---------- DATA BLOCK ----------

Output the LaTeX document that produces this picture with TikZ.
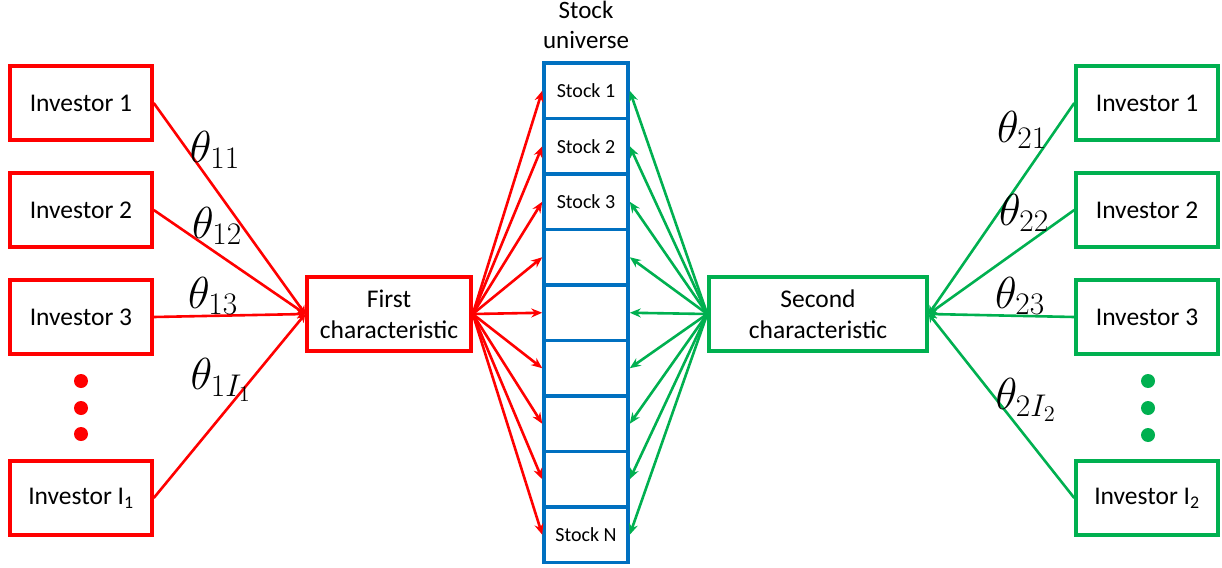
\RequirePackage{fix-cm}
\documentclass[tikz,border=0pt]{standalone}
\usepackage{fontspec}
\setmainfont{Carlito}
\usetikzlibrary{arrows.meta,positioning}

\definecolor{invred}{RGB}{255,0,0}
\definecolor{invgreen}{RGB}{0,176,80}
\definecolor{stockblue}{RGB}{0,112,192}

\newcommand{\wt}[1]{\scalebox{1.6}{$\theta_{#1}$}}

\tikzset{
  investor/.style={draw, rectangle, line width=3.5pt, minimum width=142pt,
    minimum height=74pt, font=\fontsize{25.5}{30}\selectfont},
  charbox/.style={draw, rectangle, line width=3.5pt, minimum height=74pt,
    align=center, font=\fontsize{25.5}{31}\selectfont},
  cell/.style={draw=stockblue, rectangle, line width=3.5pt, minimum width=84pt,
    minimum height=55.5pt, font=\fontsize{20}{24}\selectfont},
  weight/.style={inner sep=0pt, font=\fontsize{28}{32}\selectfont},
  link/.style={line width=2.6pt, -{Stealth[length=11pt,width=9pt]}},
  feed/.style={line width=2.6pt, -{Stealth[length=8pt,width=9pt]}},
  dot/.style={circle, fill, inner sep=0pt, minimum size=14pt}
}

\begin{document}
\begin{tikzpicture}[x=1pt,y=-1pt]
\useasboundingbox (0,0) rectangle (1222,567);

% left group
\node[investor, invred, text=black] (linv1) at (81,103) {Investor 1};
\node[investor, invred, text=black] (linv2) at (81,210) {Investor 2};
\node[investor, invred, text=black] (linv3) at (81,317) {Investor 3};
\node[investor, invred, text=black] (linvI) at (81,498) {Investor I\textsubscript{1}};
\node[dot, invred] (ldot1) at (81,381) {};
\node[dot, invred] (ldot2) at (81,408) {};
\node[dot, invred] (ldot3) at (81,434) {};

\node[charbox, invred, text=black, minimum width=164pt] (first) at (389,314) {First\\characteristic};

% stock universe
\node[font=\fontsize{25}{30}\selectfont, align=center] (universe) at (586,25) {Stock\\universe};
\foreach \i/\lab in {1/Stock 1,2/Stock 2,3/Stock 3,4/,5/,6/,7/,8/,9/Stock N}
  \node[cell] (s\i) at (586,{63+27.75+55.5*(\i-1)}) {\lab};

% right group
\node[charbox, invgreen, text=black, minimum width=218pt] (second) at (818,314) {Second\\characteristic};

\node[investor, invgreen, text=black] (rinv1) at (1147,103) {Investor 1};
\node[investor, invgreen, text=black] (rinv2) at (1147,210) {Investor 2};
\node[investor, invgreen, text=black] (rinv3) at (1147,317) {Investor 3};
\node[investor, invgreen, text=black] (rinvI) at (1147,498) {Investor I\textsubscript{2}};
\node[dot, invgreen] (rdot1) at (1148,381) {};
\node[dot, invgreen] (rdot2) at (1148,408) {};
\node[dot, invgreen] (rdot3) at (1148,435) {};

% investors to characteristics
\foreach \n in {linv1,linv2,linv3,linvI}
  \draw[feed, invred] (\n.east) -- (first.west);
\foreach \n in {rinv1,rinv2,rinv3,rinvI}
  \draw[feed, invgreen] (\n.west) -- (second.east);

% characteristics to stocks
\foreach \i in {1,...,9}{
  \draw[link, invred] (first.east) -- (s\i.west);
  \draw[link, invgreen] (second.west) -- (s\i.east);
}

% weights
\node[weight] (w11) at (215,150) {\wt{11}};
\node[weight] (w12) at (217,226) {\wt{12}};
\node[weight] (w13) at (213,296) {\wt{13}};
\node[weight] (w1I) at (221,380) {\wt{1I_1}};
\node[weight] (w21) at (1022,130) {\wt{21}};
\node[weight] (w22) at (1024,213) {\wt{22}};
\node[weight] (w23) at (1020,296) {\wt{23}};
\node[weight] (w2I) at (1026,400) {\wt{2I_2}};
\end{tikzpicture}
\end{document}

----------

### WHAT YOU ARE ASKED TO DO
Reproduce the full listing above verbatim, with no pictures included.

### TASK SOLUTION
Output the LaTeX document that produces this picture with TikZ.
\RequirePackage{fix-cm}
\documentclass[tikz,border=0pt]{standalone}
\usepackage{fontspec}
\setmainfont{Carlito}
\usetikzlibrary{arrows.meta,positioning}

\definecolor{invred}{RGB}{255,0,0}
\definecolor{invgreen}{RGB}{0,176,80}
\definecolor{stockblue}{RGB}{0,112,192}

\newcommand{\wt}[1]{\scalebox{1.6}{$\theta_{#1}$}}

\tikzset{
  investor/.style={draw, rectangle, line width=3.5pt, minimum width=142pt,
    minimum height=74pt, font=\fontsize{25.5}{30}\selectfont},
  charbox/.style={draw, rectangle, line width=3.5pt, minimum height=74pt,
    align=center, font=\fontsize{25.5}{31}\selectfont},
  cell/.style={draw=stockblue, rectangle, line width=3.5pt, minimum width=84pt,
    minimum height=55.5pt, font=\fontsize{20}{24}\selectfont},
  weight/.style={inner sep=0pt, font=\fontsize{28}{32}\selectfont},
  link/.style={line width=2.6pt, -{Stealth[length=11pt,width=9pt]}},
  feed/.style={line width=2.6pt, -{Stealth[length=8pt,width=9pt]}},
  dot/.style={circle, fill, inner sep=0pt, minimum size=14pt}
}

\begin{document}
\begin{tikzpicture}[x=1pt,y=-1pt]
\useasboundingbox (0,0) rectangle (1222,567);

% left group
\node[investor, invred, text=black] (linv1) at (81,103) {Investor 1};
\node[investor, invred, text=black] (linv2) at (81,210) {Investor 2};
\node[investor, invred, text=black] (linv3) at (81,317) {Investor 3};
\node[investor, invred, text=black] (linvI) at (81,498) {Investor I\textsubscript{1}};
\node[dot, invred] (ldot1) at (81,381) {};
\node[dot, invred] (ldot2) at (81,408) {};
\node[dot, invred] (ldot3) at (81,434) {};

\node[charbox, invred, text=black, minimum width=164pt] (first) at (389,314) {First\\characteristic};

% stock universe
\node[font=\fontsize{25}{30}\selectfont, align=center] (universe) at (586,25) {Stock\\universe};
\foreach \i/\lab in {1/Stock 1,2/Stock 2,3/Stock 3,4/,5/,6/,7/,8/,9/Stock N}
  \node[cell] (s\i) at (586,{63+27.75+55.5*(\i-1)}) {\lab};

% right group
\node[charbox, invgreen, text=black, minimum width=218pt] (second) at (818,314) {Second\\characteristic};

\node[investor, invgreen, text=black] (rinv1) at (1147,103) {Investor 1};
\node[investor, invgreen, text=black] (rinv2) at (1147,210) {Investor 2};
\node[investor, invgreen, text=black] (rinv3) at (1147,317) {Investor 3};
\node[investor, invgreen, text=black] (rinvI) at (1147,498) {Investor I\textsubscript{2}};
\node[dot, invgreen] (rdot1) at (1148,381) {};
\node[dot, invgreen] (rdot2) at (1148,408) {};
\node[dot, invgreen] (rdot3) at (1148,435) {};

% investors to characteristics
\foreach \n in {linv1,linv2,linv3,linvI}
  \draw[feed, invred] (\n.east) -- (first.west);
\foreach \n in {rinv1,rinv2,rinv3,rinvI}
  \draw[feed, invgreen] (\n.west) -- (second.east);

% characteristics to stocks
\foreach \i in {1,...,9}{
  \draw[link, invred] (first.east) -- (s\i.west);
  \draw[link, invgreen] (second.west) -- (s\i.east);
}

% weights
\node[weight] (w11) at (215,150) {\wt{11}};
\node[weight] (w12) at (217,226) {\wt{12}};
\node[weight] (w13) at (213,296) {\wt{13}};
\node[weight] (w1I) at (221,380) {\wt{1I_1}};
\node[weight] (w21) at (1022,130) {\wt{21}};
\node[weight] (w22) at (1024,213) {\wt{22}};
\node[weight] (w23) at (1020,296) {\wt{23}};
\node[weight] (w2I) at (1026,400) {\wt{2I_2}};
\end{tikzpicture}
\end{document}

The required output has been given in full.